Pour plonger « au coeur de la pensée », ce livre prend la mode à contre-courant. Pas un seul paragraphe consacré aux neurosciences. le propos ne se nourrit pas de la substance de nos cerveaux, mais d'une analyse poussée du langage. Elle prouve ici que l'analogie, cette propension à rapprocher les choses perçues ou les idées abstraites sur la base de traits communs, est le moteur de la pensée humaine.
Douglas Hofstadter, professeur américain de sciences cognitives, auteur du célèbre Gödel,
Escher, Bach, et
Emmanuel Sander, professeur français de psychologie, mènent une démonstration convaincante, balisée d'exmples d'analogies finement repérées au fil des sept ans de gestation de ce livre. Leur collection est riche et savoureuse – les amoureux de la langue seront comblés. Surtout, elle construit une typologie des analogies qui met en relief leur omniprésence et leur force.
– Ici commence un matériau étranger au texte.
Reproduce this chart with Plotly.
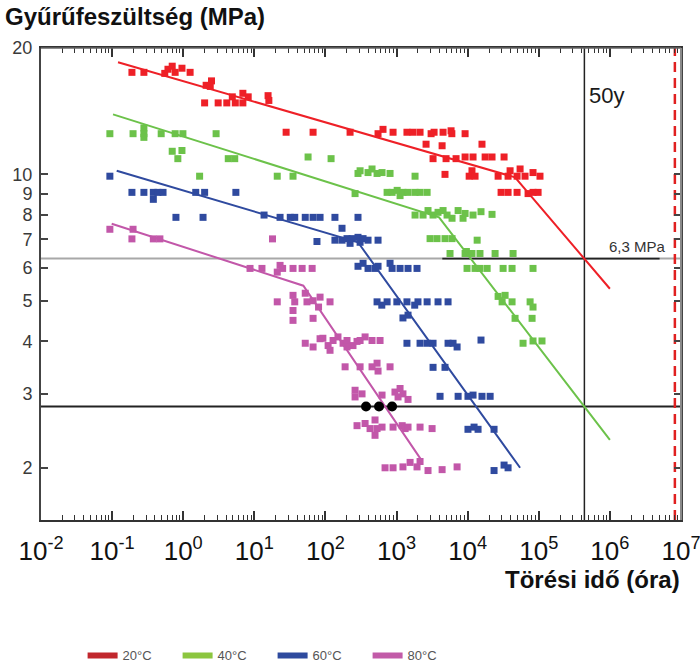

Les plus évidentes sont incrustées dans le lexique (« une vague de chaleur », « le foyer familial ») ou la grammaire (richesse insoupçonnée de l'adverbe « très » !), inscrites en filigrane dans les fables et les contes, imprimées au sein des instances diplomatiques lors des crises internationales (l'entrée en guerre des Etats-Unis au Vietnam, analogue aux années 1930 en Europe)…
Se révèle alors le « flot incessant d'analogies […], miroir de notre intelligence ». En choisissant, comme ultime exemple de la puissance de l'analogie, de raconter le processus de création à l'oeuvre dans l'esprit d'Einstein, les deux auteurs enfoncent le clou dans le champ des sciences, règne de l'esprit logique. On découvre la capacité singulière d'Einstein à pousser les analogies plus loin que tout autre, à généraliser les concepts là ou d'autres savants cherchaient, au contraire, à les distinguer. Et c'est non seulement l'intelligence qui s'éclaire au jour de l'analogie, mais aussi la créativité, « cette capacité d'associer des objets que tout sépare en dehors de la propriété sur laquelle repose la découverte ».